------ DATA RECORDS

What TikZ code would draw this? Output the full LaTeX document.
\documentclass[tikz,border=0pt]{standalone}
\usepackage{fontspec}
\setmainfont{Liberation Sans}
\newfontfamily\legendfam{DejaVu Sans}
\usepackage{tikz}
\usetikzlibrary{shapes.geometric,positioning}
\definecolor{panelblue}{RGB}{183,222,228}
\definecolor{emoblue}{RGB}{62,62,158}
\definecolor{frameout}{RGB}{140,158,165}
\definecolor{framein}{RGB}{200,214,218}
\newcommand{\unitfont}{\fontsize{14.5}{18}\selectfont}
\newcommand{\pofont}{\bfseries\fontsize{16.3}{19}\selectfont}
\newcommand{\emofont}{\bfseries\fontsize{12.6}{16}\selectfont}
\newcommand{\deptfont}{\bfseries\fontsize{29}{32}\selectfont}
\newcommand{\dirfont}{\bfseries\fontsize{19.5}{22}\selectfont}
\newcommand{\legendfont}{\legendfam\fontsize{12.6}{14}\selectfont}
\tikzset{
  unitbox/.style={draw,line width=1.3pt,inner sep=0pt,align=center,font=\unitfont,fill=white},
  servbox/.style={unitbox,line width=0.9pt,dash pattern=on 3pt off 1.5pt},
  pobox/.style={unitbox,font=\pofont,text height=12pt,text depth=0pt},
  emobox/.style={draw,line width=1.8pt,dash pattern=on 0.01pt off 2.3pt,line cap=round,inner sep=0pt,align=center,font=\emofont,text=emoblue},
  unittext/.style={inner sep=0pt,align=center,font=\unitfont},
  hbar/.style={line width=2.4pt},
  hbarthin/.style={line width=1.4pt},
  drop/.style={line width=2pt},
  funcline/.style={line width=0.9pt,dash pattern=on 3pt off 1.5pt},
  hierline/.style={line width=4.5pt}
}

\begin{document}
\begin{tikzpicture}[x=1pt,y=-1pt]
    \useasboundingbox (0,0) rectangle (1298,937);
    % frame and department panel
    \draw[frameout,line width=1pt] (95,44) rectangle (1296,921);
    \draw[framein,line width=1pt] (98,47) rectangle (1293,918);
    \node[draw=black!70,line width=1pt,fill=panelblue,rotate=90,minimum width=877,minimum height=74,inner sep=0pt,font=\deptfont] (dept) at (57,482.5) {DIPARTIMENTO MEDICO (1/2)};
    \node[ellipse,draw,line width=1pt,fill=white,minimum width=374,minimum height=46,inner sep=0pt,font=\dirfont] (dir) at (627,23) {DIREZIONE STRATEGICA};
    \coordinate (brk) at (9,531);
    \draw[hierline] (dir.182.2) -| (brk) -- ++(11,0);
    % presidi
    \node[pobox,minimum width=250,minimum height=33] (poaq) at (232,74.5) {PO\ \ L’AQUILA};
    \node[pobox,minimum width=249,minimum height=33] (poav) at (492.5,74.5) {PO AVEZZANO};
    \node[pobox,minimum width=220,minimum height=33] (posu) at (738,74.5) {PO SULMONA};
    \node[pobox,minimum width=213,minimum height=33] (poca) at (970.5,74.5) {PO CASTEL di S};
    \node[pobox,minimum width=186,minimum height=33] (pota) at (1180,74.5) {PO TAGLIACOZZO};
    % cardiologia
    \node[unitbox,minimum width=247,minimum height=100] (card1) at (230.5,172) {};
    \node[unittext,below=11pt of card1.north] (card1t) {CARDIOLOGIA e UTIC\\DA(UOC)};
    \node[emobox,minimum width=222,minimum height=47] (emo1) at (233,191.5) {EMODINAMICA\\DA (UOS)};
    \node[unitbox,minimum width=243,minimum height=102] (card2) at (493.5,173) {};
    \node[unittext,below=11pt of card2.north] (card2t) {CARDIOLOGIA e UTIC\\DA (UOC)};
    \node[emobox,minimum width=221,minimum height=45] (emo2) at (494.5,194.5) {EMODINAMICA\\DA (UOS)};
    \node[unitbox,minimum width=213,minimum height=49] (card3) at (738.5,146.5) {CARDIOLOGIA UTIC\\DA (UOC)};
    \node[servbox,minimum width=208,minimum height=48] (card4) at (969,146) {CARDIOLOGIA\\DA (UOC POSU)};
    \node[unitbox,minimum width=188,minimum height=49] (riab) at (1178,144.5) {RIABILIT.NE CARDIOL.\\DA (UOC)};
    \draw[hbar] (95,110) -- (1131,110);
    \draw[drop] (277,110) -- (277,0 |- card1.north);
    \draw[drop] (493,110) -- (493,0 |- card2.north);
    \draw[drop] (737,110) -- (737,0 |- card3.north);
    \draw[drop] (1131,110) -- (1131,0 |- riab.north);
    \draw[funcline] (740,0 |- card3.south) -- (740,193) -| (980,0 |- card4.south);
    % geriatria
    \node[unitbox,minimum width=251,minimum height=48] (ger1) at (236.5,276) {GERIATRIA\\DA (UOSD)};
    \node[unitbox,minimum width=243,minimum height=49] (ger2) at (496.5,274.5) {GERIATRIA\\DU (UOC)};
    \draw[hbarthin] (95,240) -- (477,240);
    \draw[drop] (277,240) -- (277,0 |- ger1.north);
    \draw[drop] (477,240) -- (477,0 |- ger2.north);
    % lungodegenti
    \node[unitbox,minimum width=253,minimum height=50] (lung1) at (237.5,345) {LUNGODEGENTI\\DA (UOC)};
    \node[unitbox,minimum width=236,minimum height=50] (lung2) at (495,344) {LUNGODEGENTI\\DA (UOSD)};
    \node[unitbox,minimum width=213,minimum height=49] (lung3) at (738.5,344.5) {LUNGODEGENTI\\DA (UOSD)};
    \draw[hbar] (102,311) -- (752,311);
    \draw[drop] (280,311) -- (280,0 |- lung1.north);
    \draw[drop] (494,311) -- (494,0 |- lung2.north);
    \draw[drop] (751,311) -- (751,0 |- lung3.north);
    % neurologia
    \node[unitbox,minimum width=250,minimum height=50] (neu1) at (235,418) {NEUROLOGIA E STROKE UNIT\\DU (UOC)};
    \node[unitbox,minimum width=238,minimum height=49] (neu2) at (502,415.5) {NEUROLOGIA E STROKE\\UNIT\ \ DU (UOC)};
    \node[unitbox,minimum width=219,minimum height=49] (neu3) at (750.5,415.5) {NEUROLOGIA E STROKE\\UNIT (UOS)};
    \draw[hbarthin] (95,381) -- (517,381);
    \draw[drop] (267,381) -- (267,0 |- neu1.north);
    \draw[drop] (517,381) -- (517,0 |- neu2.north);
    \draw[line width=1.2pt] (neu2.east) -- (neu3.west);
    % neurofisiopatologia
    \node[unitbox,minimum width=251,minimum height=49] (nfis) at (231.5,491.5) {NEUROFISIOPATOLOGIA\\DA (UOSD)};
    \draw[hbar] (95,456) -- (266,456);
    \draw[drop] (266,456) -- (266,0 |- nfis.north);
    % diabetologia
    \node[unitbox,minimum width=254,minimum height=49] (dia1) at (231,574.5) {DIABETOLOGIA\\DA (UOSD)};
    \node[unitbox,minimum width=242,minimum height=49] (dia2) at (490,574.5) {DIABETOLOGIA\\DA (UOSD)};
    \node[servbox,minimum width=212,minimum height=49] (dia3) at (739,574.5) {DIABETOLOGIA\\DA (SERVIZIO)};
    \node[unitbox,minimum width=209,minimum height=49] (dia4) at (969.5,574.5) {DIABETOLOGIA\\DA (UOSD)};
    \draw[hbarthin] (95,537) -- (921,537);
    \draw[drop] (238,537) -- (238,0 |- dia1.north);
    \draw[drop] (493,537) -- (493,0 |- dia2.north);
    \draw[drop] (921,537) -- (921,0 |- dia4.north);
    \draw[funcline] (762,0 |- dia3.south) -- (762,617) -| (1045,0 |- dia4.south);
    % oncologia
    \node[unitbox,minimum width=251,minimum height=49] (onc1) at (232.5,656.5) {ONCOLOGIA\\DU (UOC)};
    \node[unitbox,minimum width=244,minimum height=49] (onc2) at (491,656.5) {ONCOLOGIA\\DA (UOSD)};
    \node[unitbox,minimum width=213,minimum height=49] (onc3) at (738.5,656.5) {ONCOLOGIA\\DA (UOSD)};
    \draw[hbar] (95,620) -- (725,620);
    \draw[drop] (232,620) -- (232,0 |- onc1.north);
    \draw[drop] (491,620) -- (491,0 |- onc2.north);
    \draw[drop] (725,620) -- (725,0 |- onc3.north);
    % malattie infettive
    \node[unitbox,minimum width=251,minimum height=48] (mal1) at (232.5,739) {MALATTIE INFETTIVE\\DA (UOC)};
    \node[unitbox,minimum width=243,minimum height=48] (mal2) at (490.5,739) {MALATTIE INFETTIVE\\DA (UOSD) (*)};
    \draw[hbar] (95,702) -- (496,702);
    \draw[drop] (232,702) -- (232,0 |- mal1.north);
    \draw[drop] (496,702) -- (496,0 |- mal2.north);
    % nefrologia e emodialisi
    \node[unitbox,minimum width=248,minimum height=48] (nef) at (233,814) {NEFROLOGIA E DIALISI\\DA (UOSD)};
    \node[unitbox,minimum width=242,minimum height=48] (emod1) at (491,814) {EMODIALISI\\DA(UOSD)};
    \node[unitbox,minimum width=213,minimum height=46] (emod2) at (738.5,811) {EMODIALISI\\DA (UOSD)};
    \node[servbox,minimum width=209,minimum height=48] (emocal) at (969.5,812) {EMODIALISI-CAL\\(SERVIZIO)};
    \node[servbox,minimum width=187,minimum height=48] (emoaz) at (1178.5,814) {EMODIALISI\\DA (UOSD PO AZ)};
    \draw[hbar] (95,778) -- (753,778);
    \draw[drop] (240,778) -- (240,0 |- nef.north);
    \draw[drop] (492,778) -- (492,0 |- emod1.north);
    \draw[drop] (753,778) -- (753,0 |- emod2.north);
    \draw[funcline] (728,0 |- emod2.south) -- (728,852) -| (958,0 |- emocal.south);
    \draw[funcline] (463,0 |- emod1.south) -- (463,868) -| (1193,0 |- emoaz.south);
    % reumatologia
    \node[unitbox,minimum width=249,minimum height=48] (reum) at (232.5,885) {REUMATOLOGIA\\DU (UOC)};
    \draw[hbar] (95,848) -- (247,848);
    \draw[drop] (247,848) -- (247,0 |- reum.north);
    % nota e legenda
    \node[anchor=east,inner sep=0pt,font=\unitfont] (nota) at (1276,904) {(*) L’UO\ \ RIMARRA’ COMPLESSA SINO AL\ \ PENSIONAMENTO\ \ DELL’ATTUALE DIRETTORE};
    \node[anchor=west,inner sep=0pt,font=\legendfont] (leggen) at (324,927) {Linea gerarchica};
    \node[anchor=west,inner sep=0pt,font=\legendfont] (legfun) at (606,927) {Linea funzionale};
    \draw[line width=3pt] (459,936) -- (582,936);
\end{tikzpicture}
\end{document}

------------
------ DATA RECORDS

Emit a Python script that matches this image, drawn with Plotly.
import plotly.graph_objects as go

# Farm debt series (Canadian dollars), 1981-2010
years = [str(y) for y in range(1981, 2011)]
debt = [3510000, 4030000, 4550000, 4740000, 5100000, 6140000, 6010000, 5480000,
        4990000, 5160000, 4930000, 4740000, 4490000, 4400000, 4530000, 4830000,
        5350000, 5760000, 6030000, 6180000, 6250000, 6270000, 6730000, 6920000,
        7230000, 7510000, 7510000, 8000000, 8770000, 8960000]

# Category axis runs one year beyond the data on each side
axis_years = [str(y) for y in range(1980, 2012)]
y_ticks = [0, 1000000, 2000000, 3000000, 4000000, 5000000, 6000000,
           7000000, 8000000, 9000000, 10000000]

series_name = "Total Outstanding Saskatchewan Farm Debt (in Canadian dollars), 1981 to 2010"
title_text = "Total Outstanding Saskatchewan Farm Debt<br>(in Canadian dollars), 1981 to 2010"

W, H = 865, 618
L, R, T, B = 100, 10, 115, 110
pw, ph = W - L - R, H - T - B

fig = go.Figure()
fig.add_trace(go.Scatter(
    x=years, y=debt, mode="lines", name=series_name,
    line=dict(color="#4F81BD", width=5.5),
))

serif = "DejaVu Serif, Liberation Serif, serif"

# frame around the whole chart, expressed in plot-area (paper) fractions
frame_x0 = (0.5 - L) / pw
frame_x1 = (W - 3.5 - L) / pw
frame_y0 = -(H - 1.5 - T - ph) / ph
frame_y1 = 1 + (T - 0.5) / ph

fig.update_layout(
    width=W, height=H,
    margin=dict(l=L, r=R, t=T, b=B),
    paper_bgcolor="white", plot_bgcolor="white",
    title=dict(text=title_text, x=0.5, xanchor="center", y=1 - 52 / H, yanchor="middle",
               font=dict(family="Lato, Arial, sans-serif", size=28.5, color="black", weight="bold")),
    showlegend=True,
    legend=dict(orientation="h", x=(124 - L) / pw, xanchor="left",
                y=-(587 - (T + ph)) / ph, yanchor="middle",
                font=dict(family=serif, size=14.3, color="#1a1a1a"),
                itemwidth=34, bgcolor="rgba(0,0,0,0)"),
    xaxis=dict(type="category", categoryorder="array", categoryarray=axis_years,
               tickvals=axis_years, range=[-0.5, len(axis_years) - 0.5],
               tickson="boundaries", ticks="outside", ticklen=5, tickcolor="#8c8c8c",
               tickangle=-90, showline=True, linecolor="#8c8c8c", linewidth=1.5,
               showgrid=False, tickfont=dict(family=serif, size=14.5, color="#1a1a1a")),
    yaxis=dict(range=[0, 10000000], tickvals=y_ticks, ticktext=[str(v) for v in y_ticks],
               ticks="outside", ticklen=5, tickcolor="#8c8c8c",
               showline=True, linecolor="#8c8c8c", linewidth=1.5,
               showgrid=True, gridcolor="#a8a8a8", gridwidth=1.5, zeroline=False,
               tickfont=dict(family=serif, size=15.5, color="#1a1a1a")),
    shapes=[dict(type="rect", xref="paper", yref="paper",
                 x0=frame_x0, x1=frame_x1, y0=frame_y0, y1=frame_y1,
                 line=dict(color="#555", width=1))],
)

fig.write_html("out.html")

------------
------ DATA RECORDS

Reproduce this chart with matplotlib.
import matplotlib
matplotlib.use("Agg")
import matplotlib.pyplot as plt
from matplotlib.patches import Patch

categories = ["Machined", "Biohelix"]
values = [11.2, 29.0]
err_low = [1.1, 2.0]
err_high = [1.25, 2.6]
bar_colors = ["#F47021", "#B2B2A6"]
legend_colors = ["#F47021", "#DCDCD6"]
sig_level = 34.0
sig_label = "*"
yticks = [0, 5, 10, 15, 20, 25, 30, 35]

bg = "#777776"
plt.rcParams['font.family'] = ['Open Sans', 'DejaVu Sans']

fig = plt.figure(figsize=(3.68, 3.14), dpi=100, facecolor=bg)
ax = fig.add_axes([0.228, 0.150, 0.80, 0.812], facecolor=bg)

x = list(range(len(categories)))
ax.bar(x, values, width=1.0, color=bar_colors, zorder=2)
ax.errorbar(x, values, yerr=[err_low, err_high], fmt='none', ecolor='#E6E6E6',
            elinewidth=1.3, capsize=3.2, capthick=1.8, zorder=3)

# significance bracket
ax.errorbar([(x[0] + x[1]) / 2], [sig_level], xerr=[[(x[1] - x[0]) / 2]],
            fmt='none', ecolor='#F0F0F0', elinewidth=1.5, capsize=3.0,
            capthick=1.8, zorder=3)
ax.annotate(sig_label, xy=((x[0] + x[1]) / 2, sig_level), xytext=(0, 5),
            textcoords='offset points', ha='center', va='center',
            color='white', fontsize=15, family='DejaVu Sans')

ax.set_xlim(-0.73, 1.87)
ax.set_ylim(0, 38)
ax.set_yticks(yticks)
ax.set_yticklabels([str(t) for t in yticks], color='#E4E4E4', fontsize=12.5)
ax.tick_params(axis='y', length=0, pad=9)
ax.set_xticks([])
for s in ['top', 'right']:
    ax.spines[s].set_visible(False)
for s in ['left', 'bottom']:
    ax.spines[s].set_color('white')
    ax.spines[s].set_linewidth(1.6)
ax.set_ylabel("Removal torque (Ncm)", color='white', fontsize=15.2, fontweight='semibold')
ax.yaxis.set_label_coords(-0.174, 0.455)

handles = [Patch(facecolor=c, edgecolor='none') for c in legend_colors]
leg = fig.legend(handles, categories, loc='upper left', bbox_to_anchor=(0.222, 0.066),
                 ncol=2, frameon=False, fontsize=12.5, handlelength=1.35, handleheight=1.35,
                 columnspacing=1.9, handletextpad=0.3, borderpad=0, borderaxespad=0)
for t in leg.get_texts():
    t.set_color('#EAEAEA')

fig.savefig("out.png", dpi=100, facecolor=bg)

------------

[STATED GOAL] Copy out precisely the lines from the line with "Emit a Python" to the line with "frame_y1 = 1 + (T - 0.5) / ph" in the material above, including those two lines and omitting all the rest.

[CORRECT RESULT]
Emit a Python script that matches this image, drawn with Plotly.
import plotly.graph_objects as go

# Farm debt series (Canadian dollars), 1981-2010
years = [str(y) for y in range(1981, 2011)]
debt = [3510000, 4030000, 4550000, 4740000, 5100000, 6140000, 6010000, 5480000,
        4990000, 5160000, 4930000, 4740000, 4490000, 4400000, 4530000, 4830000,
        5350000, 5760000, 6030000, 6180000, 6250000, 6270000, 6730000, 6920000,
        7230000, 7510000, 7510000, 8000000, 8770000, 8960000]

# Category axis runs one year beyond the data on each side
axis_years = [str(y) for y in range(1980, 2012)]
y_ticks = [0, 1000000, 2000000, 3000000, 4000000, 5000000, 6000000,
           7000000, 8000000, 9000000, 10000000]

series_name = "Total Outstanding Saskatchewan Farm Debt (in Canadian dollars), 1981 to 2010"
title_text = "Total Outstanding Saskatchewan Farm Debt<br>(in Canadian dollars), 1981 to 2010"

W, H = 865, 618
L, R, T, B = 100, 10, 115, 110
pw, ph = W - L - R, H - T - B

fig = go.Figure()
fig.add_trace(go.Scatter(
    x=years, y=debt, mode="lines", name=series_name,
    line=dict(color="#4F81BD", width=5.5),
))

serif = "DejaVu Serif, Liberation Serif, serif"

# frame around the whole chart, expressed in plot-area (paper) fractions
frame_x0 = (0.5 - L) / pw
frame_x1 = (W - 3.5 - L) / pw
frame_y0 = -(H - 1.5 - T - ph) / ph
frame_y1 = 1 + (T - 0.5) / ph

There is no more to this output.